The Trust issued the Notes under an Indenture dated as of August 1, 1996, between the Trust and the Trustee. The terms of the Notes include those stated in the Indenture, those made part of the Indenture by reference to the Trust Indenture Act of 1939, as in effect from time to time (the “TIA”) and those made part of the Indenture through Section 301 of the Indenture. Capitalized terms used herein and not defined herein have the meanings ascribed thereto in such Indenture. The Notes are subject to all such terms, and Holders are referred to the Indenture for a statement of those terms.

The Notes are unsecured senior obligations of the Trust and are initially limited to up to $150,000,000 aggregate Principal Amount. Additional Notes may be offered in the future on the same terms and conditions, except for any difference in the issue price and interest accrued prior to the issue date of the additional Notes, and with the same CUSIP number as the Notes so long as such additional Notes are fungible for U.S. federal income tax purposes with the Notes. Any additional Notes will rank equally and ratably with the Notes and will be treated as a single series of debt securities for all purposes under the Indenture.

5. Optional Redemption by the Trust

On or after September 20, 2011, the Trust may redeem the Notes, in whole or in part, for cash at a Redemption Price equal to 100% of the Principal Amount to be redeemed plus accrued and unpaid interest, if any, to, but excluding, the Redemption Date.

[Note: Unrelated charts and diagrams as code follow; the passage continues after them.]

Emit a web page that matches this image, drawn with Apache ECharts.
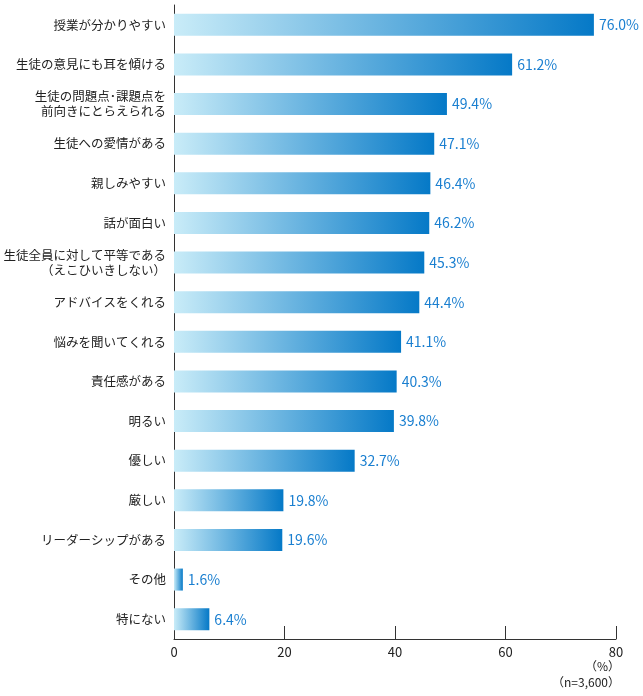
<!DOCTYPE html>
<html lang="ja" style="height: 100%">
<head>
  <meta charset="utf-8" />
  <title>教師に求めること</title>
</head>
<body style="height: 100%; margin: 0; background: #fff">
  <div id="container" style="width: 643px; height: 696px"></div>

  <script src="https://cdn.jsdelivr.net/npm/echarts@6/dist/echarts.min.js"></script>
  <script>
    // 項目（上から順）
    const categories = [
      '授業が分かりやすい',
      '生徒の意見にも耳を傾ける',
      '生徒の問題点･課題点を\n前向きにとらえられる',
      '生徒への愛情がある',
      '親しみやすい',
      '話が面白い',
      '生徒全員に対して平等である\n（えこひいきしない）',
      'アドバイスをくれる',
      '悩みを聞いてくれる',
      '責任感がある',
      '明るい',
      '優しい',
      '厳しい',
      'リーダーシップがある',
      'その他',
      '特にない'
    ];
    const values = [76.0, 61.2, 49.4, 47.1, 46.4, 46.2, 45.3, 44.4, 41.1, 40.3, 39.8, 32.7, 19.8, 19.6, 1.6, 6.4];
    const xTicks = [0, 20, 40, 60, 80];

    const font = '"Noto Sans CJK JP", "Noto Sans", sans-serif';

    var dom = document.getElementById('container');
    var myChart = echarts.init(dom);

    // バーごとに左→右のグラデーション
    const barColor = new echarts.graphic.LinearGradient(0, 0, 1, 0, [
      { offset: 0, color: '#c9ecf8' },
      { offset: 1, color: '#0579c7' }
    ]);

    var option = {
      animation: false,
      grid: { left: 174, right: 27, top: 5, bottom: 57 },
      xAxis: {
        type: 'value',
        min: xTicks[0],
        max: xTicks[xTicks.length - 1],
        interval: 20,
        splitLine: { show: false },
        axisLine: { show: true, lineStyle: { color: '#333', width: 1 } },
        axisTick: { show: true, inside: true, length: 13, lineStyle: { color: '#333' } },
        axisLabel: { color: '#222', fontSize: 13, fontFamily: font, margin: 7 }
      },
      yAxis: {
        type: 'category',
        inverse: true,
        data: categories,
        axisLine: { show: true, lineStyle: { color: '#333', width: 1 } },
        axisTick: { show: false },
        axisLabel: { color: '#222', fontSize: 12.5, fontFamily: font, margin: 8, lineHeight: 15, align: 'right' }
      },
      series: [
        {
          type: 'bar',
          data: values,
          barWidth: 22,
          itemStyle: { color: barColor },
          label: {
            show: true,
            position: 'right',
            distance: 5,
            color: '#1a7fd0',
            fontSize: 14,
            fontFamily: font,
            formatter: function (p) { return p.value.toFixed(1) + '%'; }
          }
        }
      ],
      graphic: [
        {
          type: 'text', right: 23, top: 660,
          style: { text: '（%）', fill: '#222', font: '12px ' + font, textAlign: 'right' }
        },
        {
          type: 'text', right: 23, top: 676,
          style: { text: '（n=3,600）', fill: '#222', font: '12px ' + font, textAlign: 'right' }
        }
      ]
    };

    myChart.setOption(option);

    window.onresize = function () {
      myChart.resize();
    };
  </script>
</body>
</html>
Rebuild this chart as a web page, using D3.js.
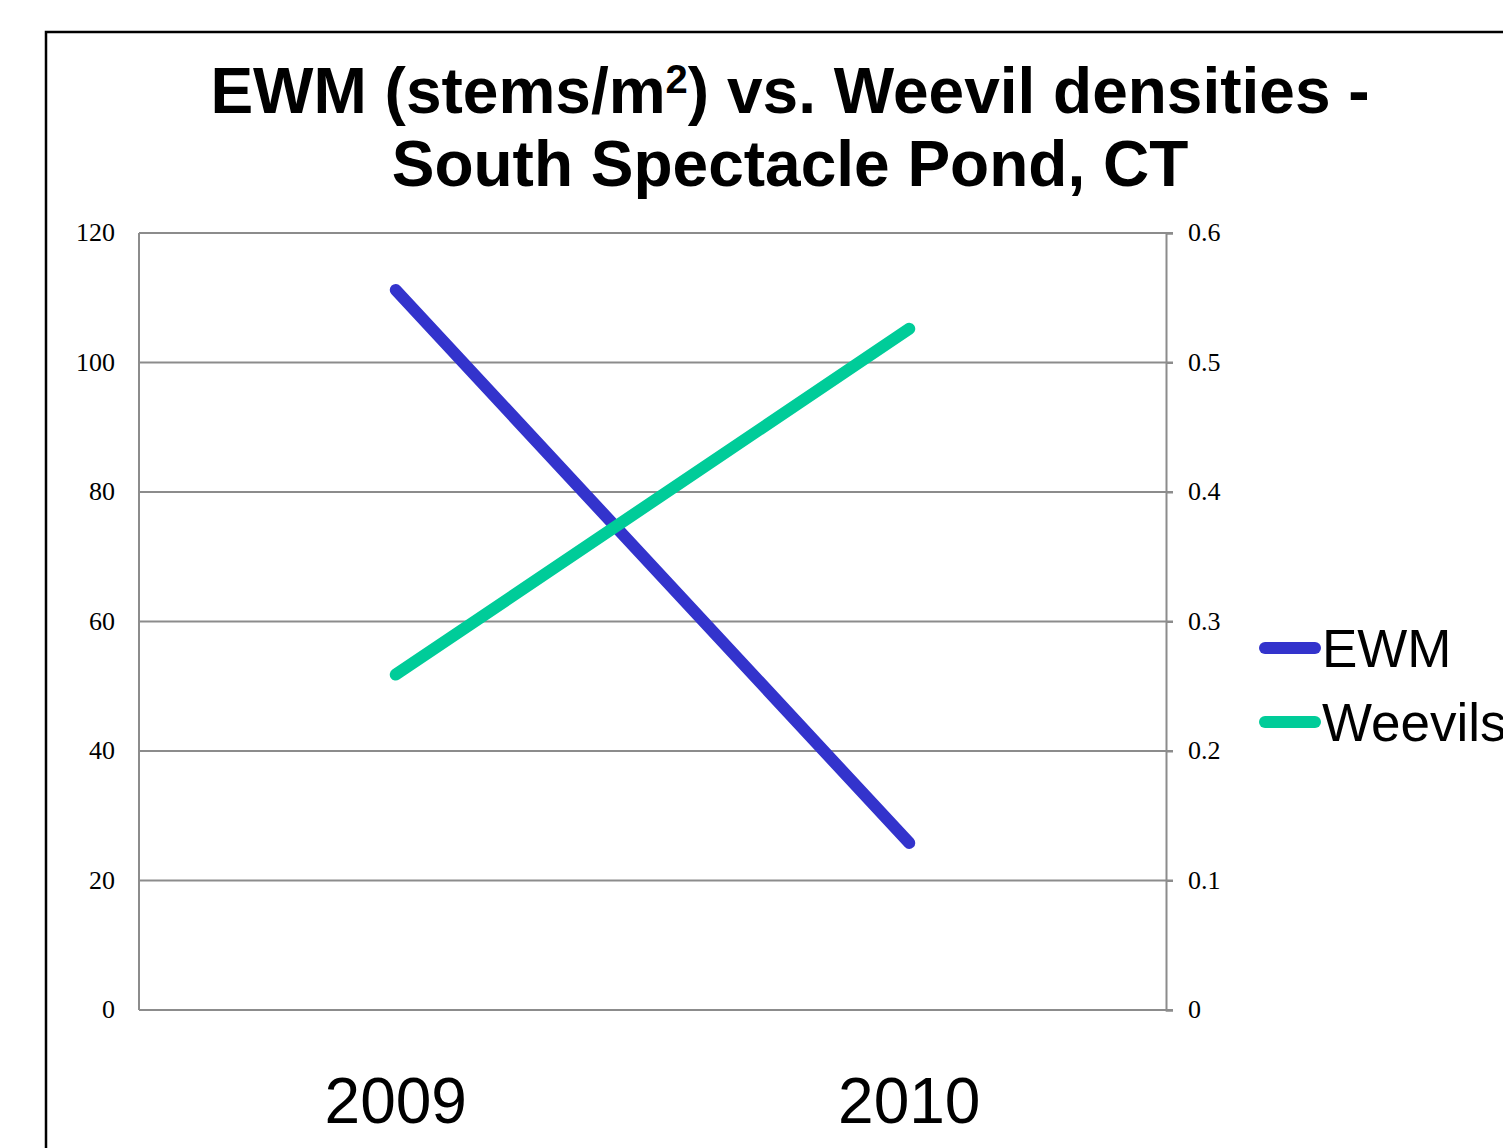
<!DOCTYPE html>
<html><head><meta charset="utf-8">
<script src="https://cdn.jsdelivr.net/npm/d3@7"></script>
<style>html,body{margin:0;padding:0;background:#fff;overflow:hidden}</style>
</head><body>
<svg id="c" width="1503" height="1148"></svg>
<script>
const categories = ["2009", "2010"];
const ewmValues = [111.2, 25.8];
const weevilValues = [0.259, 0.526];
const leftTicks = [0, 20, 40, 60, 80, 100, 120];
const rightTicks = [0, 0.1, 0.2, 0.3, 0.4, 0.5, 0.6];
const seriesNames = ["EWM", "Weevils"];
const seriesColors = ["#3333CC", "#00CC99"];

const svg = d3.select("#c");
const L = 139, R = 1166, T = 233, B = 1010;

// outer frame
svg.append("rect").attr("x", 46).attr("y", 32).attr("width", 1500).attr("height", 1200)
  .attr("fill", "none").attr("stroke", "#000").attr("stroke-width", 2.5);

// title
const title = svg.append("text").attr("text-anchor", "middle")
  .attr("font-family", "Liberation Sans, Arial, sans-serif").attr("font-weight", "bold")
  .attr("font-size", 64).attr("fill", "#000");
const t1 = title.append("tspan").attr("x", 790).attr("y", 113);
t1.append("tspan").text("EWM (stems/m");
t1.append("tspan").attr("font-size", 40).attr("dy", -20).text("2");
t1.append("tspan").attr("dy", 20).text(") vs. Weevil densities -");
title.append("tspan").attr("x", 790).attr("y", 186).text("South Spectacle Pond, CT");

const x = d3.scaleBand().domain(categories).range([L, R]);
const yL = d3.scaleLinear().domain([0, 120]).range([B, T]);
const yR = d3.scaleLinear().domain([0, 0.6]).range([B, T]);

// gridlines
svg.append("g").selectAll("line").data(leftTicks).join("line")
  .attr("x1", L).attr("x2", R + 7)
  .attr("y1", d => yL(d)).attr("y2", d => yL(d))
  .attr("stroke", "#8c8c8c").attr("stroke-width", 2);

// left axis line
svg.append("line").attr("x1", L).attr("x2", L).attr("y1", T).attr("y2", B)
  .attr("stroke", "#8c8c8c").attr("stroke-width", 2);

// right axis
const ra = svg.append("g").attr("transform", `translate(${R},0)`)
  .call(d3.axisRight(yR).tickValues(rightTicks).tickSize(7).tickPadding(15)
    .tickFormat(d => d === 0 ? "0" : d3.format(".1f")(d)));
ra.select(".domain").attr("stroke", "#8c8c8c").attr("stroke-width", 2);
ra.selectAll(".tick line").attr("stroke", "#8c8c8c").attr("stroke-width", 2);
ra.selectAll("text").attr("font-family", "Liberation Serif, Times New Roman, serif")
  .attr("font-size", 26).attr("fill", "#000").attr("dy", "0.3em");

// left axis labels
const la = svg.append("g").attr("transform", `translate(${L},0)`)
  .call(d3.axisLeft(yL).tickValues(leftTicks).tickSize(0).tickPadding(24));
la.select(".domain").remove();
la.selectAll("text").attr("font-family", "Liberation Serif, Times New Roman, serif")
  .attr("font-size", 26).attr("fill", "#000").attr("dy", "0.3em");

// x labels
const xa = svg.append("g").attr("transform", `translate(0,${B})`)
  .call(d3.axisBottom(x).tickSize(0).tickPadding(75));
xa.select(".domain").remove();
xa.selectAll("text").attr("font-family", "Liberation Sans, Arial, sans-serif")
  .attr("font-size", 64).attr("fill", "#000").attr("dy", "0.6em");

const cx = d => x(d) + x.bandwidth() / 2;

// lines
const ewmLine = d3.line().x((d, i) => cx(categories[i])).y(d => yL(d));
const wLine = d3.line().x((d, i) => cx(categories[i])).y(d => yR(d));
svg.append("path").attr("d", ewmLine(ewmValues)).attr("fill", "none")
  .attr("stroke", seriesColors[0]).attr("stroke-width", 12).attr("stroke-linecap", "round");
svg.append("path").attr("d", wLine(weevilValues)).attr("fill", "none")
  .attr("stroke", seriesColors[1]).attr("stroke-width", 12).attr("stroke-linecap", "round");

// legend
const lg = svg.append("g");
seriesNames.forEach((n, i) => {
  const yy = 648 + i * 74;
  lg.append("line").attr("x1", 1265).attr("x2", 1315).attr("y1", yy).attr("y2", yy)
    .attr("stroke", seriesColors[i]).attr("stroke-width", 12).attr("stroke-linecap", "round");
  lg.append("text").attr("x", 1322).attr("y", yy + 19).text(n)
    .attr("font-family", "Liberation Sans, Arial, sans-serif").attr("font-size", 53).attr("fill", "#000");
});
</script>
</body></html>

6. Purchase by the Trust at the Option of the Holder

Notes or portions thereof shall be purchased by the Trust at the option of the Holder for cash on the Repurchase Dates of September 15, 2011, September 15, 2016 and September 15, 2021, at a Repurchase Price equal to 100% of the principal amount of the Notes to be repurchased, plus accrued and unpaid interest, if any, to, but excluding, the Repurchase Date.

Notes in denominations larger than $1,000 of Principal Amount may be purchased in part, but only in integral multiples of $1,000 of Principal Amount.